Member of Kerala Legislative Assembly
- In office 2011–2016
- Constituency: Thiruvambadi

Personal details
- Born: 5 August 1943 Thamarassery
- Died: 9 November 2020 (aged 77)
- Party: Indian Union Muslim League
- Spouse: Khadeeja

= C. Moyinkutty =

Indian politician (1943–2020)

C. Moyinkutty (5 August 1943 – 9 November 2020) was an MLA, and the State Vice President of Indian Union Muslim League. He was previously elected to Kerala Legislative Assembly in 1996, 2006 and 2011 from Koduvally (1996-2001) and Thiruvambady (2001-2006; 2011-2016) constituencies. He was the Muthavalli and the President of Andona Mahal Juma Masjid.

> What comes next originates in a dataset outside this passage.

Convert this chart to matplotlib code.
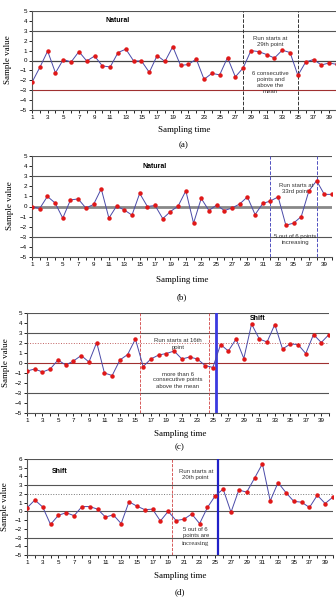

Moyinkutty died on 9 November 2020 at the age of 77.

==Positions held==
- State President and General Secretary of Muslim Youth League
- Kozhikode District Secretary and Treasurer of Muslim League
- Member K.S.R.D.B; Wakf Board
- President of Grama Panchayat, Thamarassery.
- Member of Legislative Assembly in 1996-2001 (Koduvally constituency)
- Member of Legislative Assembly in 2001-2006 (Thiruvambady constituency)
- Member of Legislative Assembly in 2011-2016 (Thiruvambady constituency)
- Member of KSRTC Adversary board

==Personal life==
He was the son of Ahamed Kutty Haji and Kunhi Umacha. He was born at Thamarassery on 5 August 1943. He was married to Khadeeja and had three children. His children's names are Ansar M Ahammed, Haseena O, Mubeena.